*Exercise details:* Of all the lines in these entries, how many contain the string "this"? Give only that count.

*Source data:*
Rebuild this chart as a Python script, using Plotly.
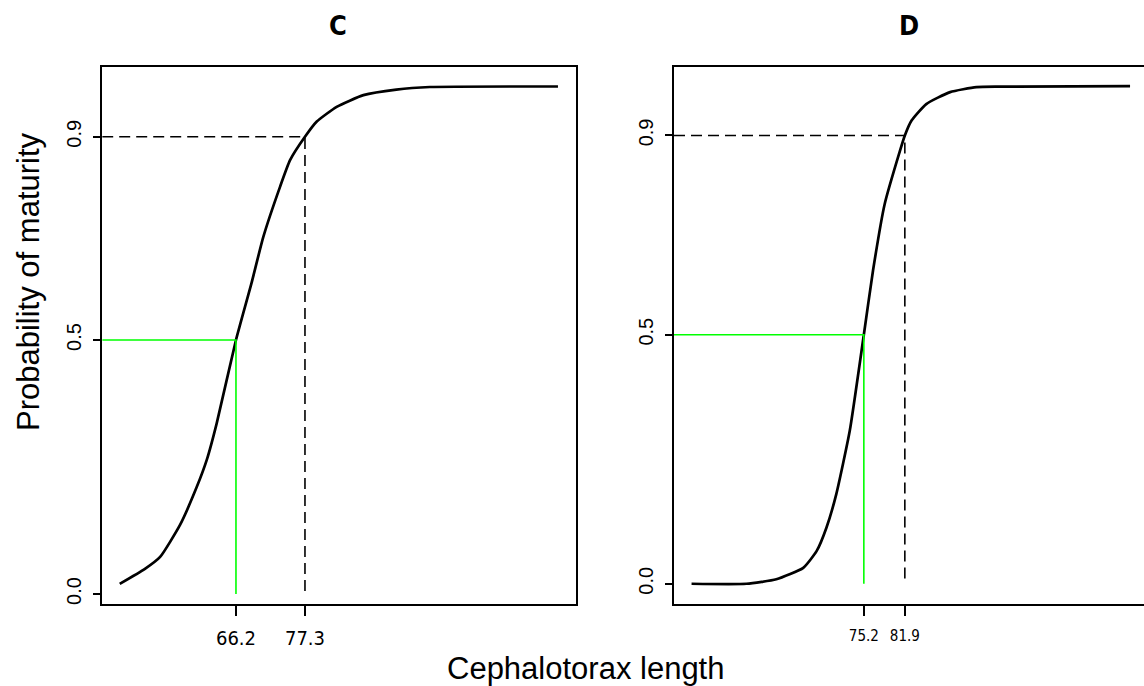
import plotly.graph_objects as go
from plotly.subplots import make_subplots

# ---- data ----
c_len = [47.5, 51.5, 54.0, 57.2, 59.9, 61.5, 63.1, 66.2, 68.7, 70.6, 73.3, 74.9,
         77.3, 79.2, 82.4, 86.7, 92.0, 97.4, 118.0]
c_prob = [0.020, 0.049, 0.073, 0.136, 0.211, 0.264, 0.336, 0.500, 0.612, 0.703, 0.802,
          0.854, 0.900, 0.930, 0.959, 0.982, 0.993, 0.998, 0.999]
c_l50, c_l90 = 66.2, 77.3

d_len = [47.05, 56.0, 60.9, 65.3, 67.5, 69.1, 70.7, 72.9, 75.2, 76.7, 78.6, 81.1,
         81.9, 83.0, 85.4, 89.3, 93.6, 97.4, 118.7]
d_prob = [0.0, 0.0, 0.009, 0.032, 0.066, 0.113, 0.180, 0.307, 0.500, 0.629, 0.762,
          0.869, 0.900, 0.930, 0.963, 0.987, 0.997, 0.998, 0.999]
d_l50, d_l90 = 75.2, 81.9

y_ticks = [0.0, 0.5, 0.9]
y_tick_text = ["0.0", "0.5", "0.9"]
panel_titles = ["C", "D"]

W, H = 1144, 686
c_xrange = [44.68, 120.82]
d_xrange = [44.18, 120.98]
c_yrange = [-0.019, 1.038]
d_yrange = [-0.040, 1.038]

NARROW = "DejaVu Sans Condensed, Liberation Sans Narrow, Liberation Sans, Arial"
SANS = "Liberation Sans, Arial"

fig = make_subplots(rows=1, cols=2)

GREEN = "#00ff00"
DASH = "11px,6px"


def add_panel(col, xs, ys, l50, l90, xr):
    fig.add_trace(go.Scatter(x=xs, y=ys, mode="lines",
                             line=dict(color="black", width=2.7, shape="spline", smoothing=0.5),
                             showlegend=False, hoverinfo="skip"), row=1, col=col)
    # green 50% lines
    fig.add_trace(go.Scatter(x=[xr[0], l50, l50], y=[0.5, 0.5, 0.0], mode="lines",
                             line=dict(color=GREEN, width=1.6),
                             showlegend=False, hoverinfo="skip"), row=1, col=col)
    # dashed 90% lines
    fig.add_trace(go.Scatter(x=[xr[0], l90, l90], y=[0.9, 0.9, 0.0], mode="lines",
                             line=dict(color="black", width=1.6, dash=DASH),
                             showlegend=False, hoverinfo="skip"), row=1, col=col)


add_panel(1, c_len, c_prob, c_l50, c_l90, c_xrange)
add_panel(2, d_len, d_prob, d_l50, d_l90, d_xrange)

ydom = [1 - 603.7 / H, 1 - 66.7 / H]
axis_common = dict(showgrid=False, zeroline=False, showline=True, linecolor="black",
                   linewidth=1.6, ticks="outside", tickcolor="black", tickwidth=1.6)

fig.update_xaxes(**axis_common, domain=[102.2 / W, 575.5 / W], range=c_xrange,
                 tickvals=[c_l50, c_l90], ticktext=[str(c_l50), str(c_l90)],
                 ticklen=10, mirror=True, ticklabelstandoff=5,
                 tickfont=dict(family=NARROW, size=20, color="black"),
                 row=1, col=1)
fig.update_xaxes(**axis_common, domain=[674 / W, 1.0], range=d_xrange,
                 tickvals=[d_l50, d_l90], ticktext=[str(d_l50), str(d_l90)],
                 ticklen=10, mirror=True, ticklabelstandoff=7,
                 tickfont=dict(family=NARROW, size=15, color="black"),
                 row=1, col=2)
fig.update_yaxes(**axis_common, domain=ydom, range=c_yrange,
                 tickvals=y_ticks, ticktext=y_tick_text, ticklen=7, mirror=True,
                 tickangle=-90, ticklabelstandoff=4,
                 tickfont=dict(family=SANS, size=20, color="black"),
                 row=1, col=1)
fig.update_yaxes(**axis_common, domain=ydom, range=d_yrange,
                 tickvals=y_ticks, ticktext=y_tick_text, ticklen=7, mirror=False,
                 tickangle=-90, ticklabelstandoff=4,
                 tickfont=dict(family=SANS, size=20, color="black"),
                 row=1, col=2)

annotations = [
    dict(text="<b>" + panel_titles[0] + "</b>", x=338 / W, y=1 - 25 / H, xref="paper", yref="paper",
         xanchor="center", yanchor="middle", showarrow=False,
         font=dict(family=NARROW, size=27, color="black")),
    dict(text="<b>" + panel_titles[1] + "</b>", x=909 / W, y=1 - 25 / H, xref="paper", yref="paper",
         xanchor="center", yanchor="middle", showarrow=False,
         font=dict(family=NARROW, size=27, color="black")),
    dict(text="Probability of maturity", x=28 / W, y=1 - 282 / H, xref="paper", yref="paper",
         xanchor="center", yanchor="middle", showarrow=False, textangle=-90,
         font=dict(family=SANS, size=31, color="black")),
    dict(text="Cephalotorax length", x=586 / W, y=1 - 668 / H, xref="paper", yref="paper",
         xanchor="center", yanchor="middle", showarrow=False,
         font=dict(family=SANS, size=31, color="black")),
]

fig.update_layout(width=W, height=H, margin=dict(l=0, r=0, t=0, b=0),
                  plot_bgcolor="white", paper_bgcolor="white",
                  annotations=annotations, showlegend=False)

fig.write_html("out.html", config={"displayModeBar": False},
               post_script="document.body.style.margin='0';document.body.style.overflow='hidden';")
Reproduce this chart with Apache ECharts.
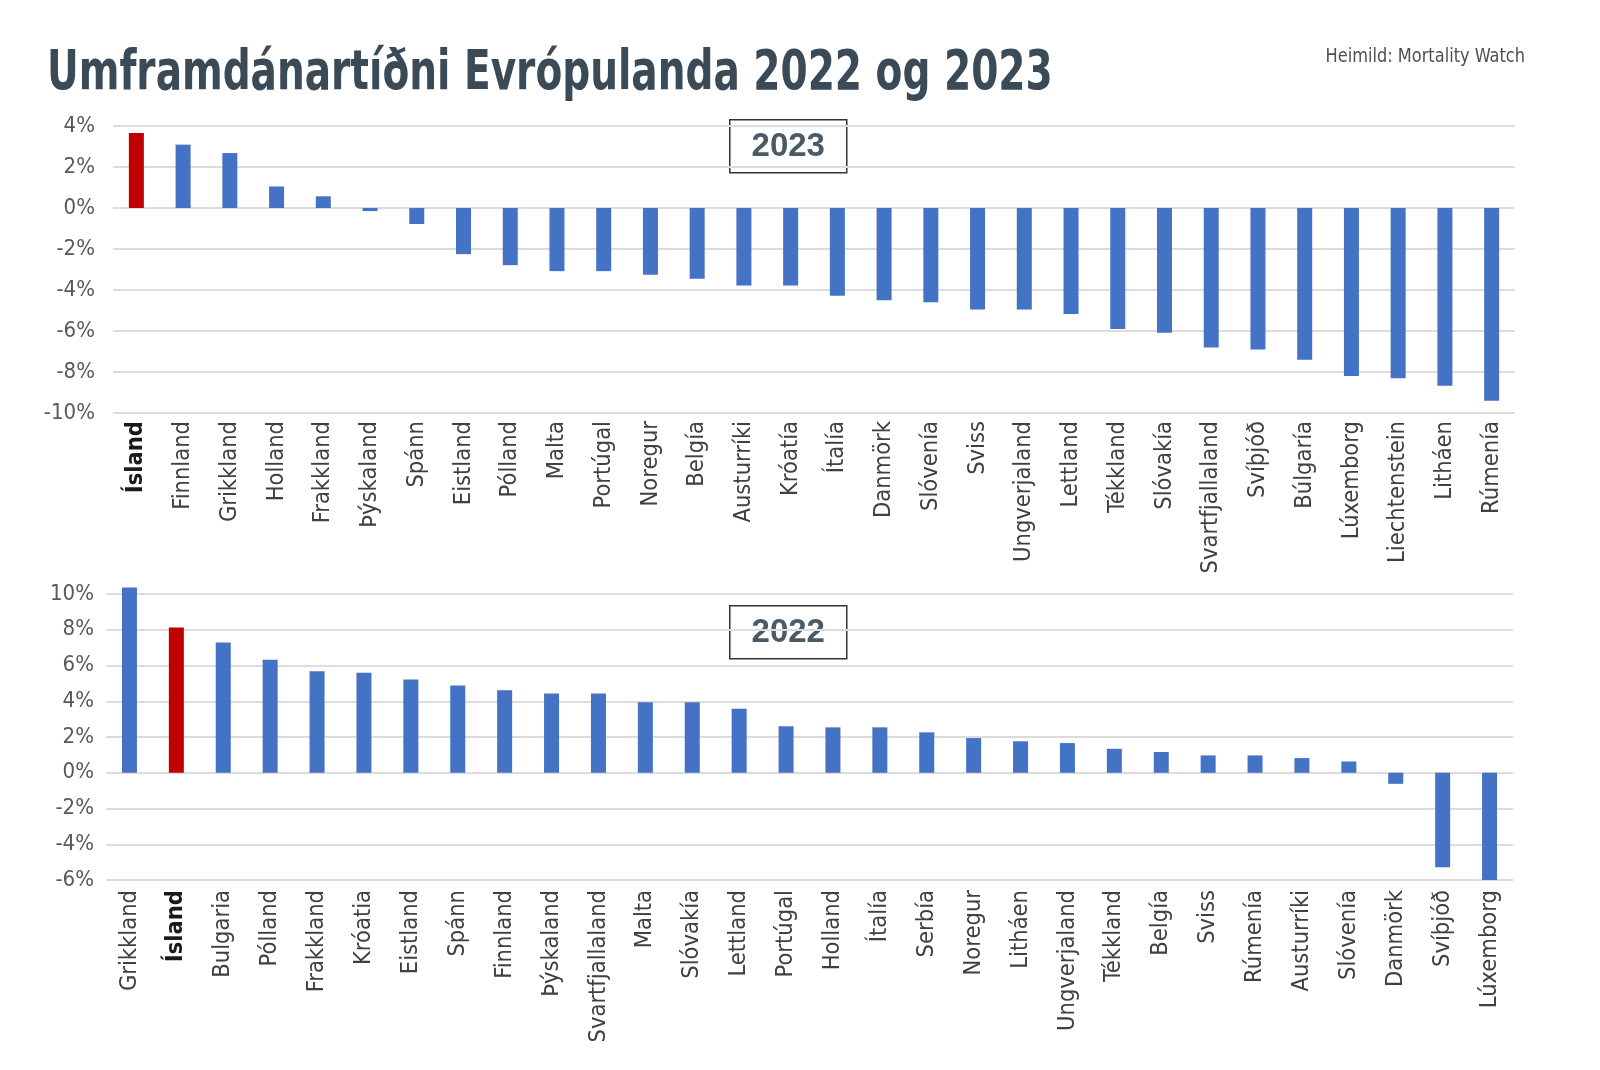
<!DOCTYPE html>
<html>
<head>
<meta charset="utf-8">
<script src="https://cdn.jsdelivr.net/npm/echarts@6/dist/echarts.min.js"></script>
<style>
html,body{margin:0;padding:0;background:#fff;}
#c{width:1600px;height:1070px;}
</style>
</head>
<body>
<div id="c"></div>
<script>
// ---- data ----
const title = 'Umframdánartíðni Evrópulanda 2022 og 2023';
const source = 'Heimild: Mortality Watch';
const highlight = 'Ísland';

const cats2023 = ['Ísland','Finnland','Grikkland','Holland','Frakkland','Þýskaland','Spánn','Eistland','Pólland','Malta','Portúgal','Noregur','Belgía','Austurríki','Króatía','Ítalía','Danmörk','Slóvenía','Sviss','Ungverjaland','Lettland','Tékkland','Slóvakía','Svartfjallaland','Svíþjóð','Búlgaría','Lúxemborg','Liechtenstein','Litháen','Rúmenía'];
const vals2023 = [3.66, 3.09, 2.68, 1.05, 0.57, -0.15, -0.78, -2.25, -2.79, -3.08, -3.08, -3.25, -3.45, -3.78, -3.78, -4.28, -4.5, -4.6, -4.95, -4.95, -5.17, -5.9, -6.08, -6.8, -6.9, -7.4, -8.2, -8.3, -8.67, -9.4];

const cats2022 = ['Grikkland','Ísland','Bulgaria','Pólland','Frakkland','Króatia','Eistland','Spánn','Finnland','Þýskaland','Svartfjallaland','Malta','Slóvakía','Lettland','Portúgal','Holland','Ítalía','Serbía','Noregur','Litháen','Ungverjaland','Tékkland','Belgía','Sviss','Rúmenía','Austurríki','Slóvenía','Danmörk','Svíþjóð','Lúxemborg'];
const vals2022 = [10.37, 8.13, 7.29, 6.32, 5.68, 5.59, 5.21, 4.88, 4.62, 4.43, 4.43, 3.94, 3.94, 3.58, 2.6, 2.54, 2.54, 2.26, 1.94, 1.76, 1.66, 1.34, 1.16, 0.97, 0.97, 0.82, 0.63, -0.62, -5.28, -6.0];

const yTicks2023 = {min: -10, max: 4, interval: 2};
const yTicks2022 = {min: -6, max: 10, interval: 2};

// ---- style ----
const BLUE = '#4472C4', RED = '#C00000';
const NARROW = "'DejaVu Sans Condensed','Liberation Sans Narrow',sans-serif";

function barData(cats, vals){
  return vals.map((v,i)=>({value:v, itemStyle:{color: cats[i]===highlight ? RED : BLUE}}));
}
function xAxisCfg(idx, cats, margin){
  return {
    type:'category', gridIndex: idx, data: cats,
    axisLine:{show:false}, axisTick:{show:false},
    axisLabel:{
      rotate:90, interval:0, margin: margin,
      fontFamily: NARROW, fontSize: 23.5, color:'#404040',
      formatter: v => v===highlight ? '{b|'+v+'}' : v,
      rich:{b:{fontFamily:NARROW, fontSize:23.5, fontWeight:'bold', color:'#1a1a1a'}}
    }
  };
}
function yAxisCfg(idx, t, margin){
  return {
    type:'value', gridIndex: idx, min:t.min, max:t.max, interval:t.interval,
    axisLine:{show:false}, axisTick:{show:false},
    splitLine:{lineStyle:{color:'#dcdcdc', width:2}},
    axisLabel:{fontFamily:NARROW, fontSize:22, color:'#595959', margin: margin,
      formatter: v => v + '%'}
  };
}
function yearBox(label, top){
  return {type:'group', left:729, top:top, children:[
    {type:'rect', shape:{x:0,y:0,width:117,height:53}, style:{fill:'#fff', stroke:'#333', lineWidth:1.5}},
    {type:'text', x:58.5, y:27, style:{text:label, fontFamily:"'Liberation Sans',Arial,sans-serif", fontWeight:'bold', fontSize:33, fill:'#4a5b68', textAlign:'center', textVerticalAlign:'middle'}}
  ]};
}

const chart = echarts.init(document.getElementById('c'), null, {renderer:'canvas'});
chart.setOption({
  backgroundColor:'#ffffff',
  animation:false,
  grid:[
    {left:113, top:126, width:1402, height:287, containLabel:false},
    {left:106, top:594, width:1407, height:286, containLabel:false}
  ],
  xAxis:[ xAxisCfg(0, cats2023, 8), xAxisCfg(1, cats2022, 10) ],
  yAxis:[ yAxisCfg(0, yTicks2023, 18), yAxisCfg(1, yTicks2022, 12) ],
  series:[
    {type:'bar', xAxisIndex:0, yAxisIndex:0, barWidth:15, data: barData(cats2023, vals2023)},
    {type:'bar', xAxisIndex:1, yAxisIndex:1, barWidth:15, clip:false, data: barData(cats2022, vals2022)}
  ],
  graphic:[
    {type:'text', x:47, y:74, scaleX:0.775, style:{text:title, fontFamily:"'DejaVu Sans Condensed',sans-serif", fontWeight:'bold', fontSize:56, fill:'#3a4a56', textAlign:'left', textVerticalAlign:'middle'}},
    {type:'text', x:1525, y:57, scaleX:0.9, style:{text:source, fontFamily:NARROW, fontSize:20, fill:'#505050', textAlign:'right', textVerticalAlign:'middle'}},
    yearBox('2023', 119),
    yearBox('2022', 605)
  ]
});
</script>
</body>
</html>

*Answer:* 2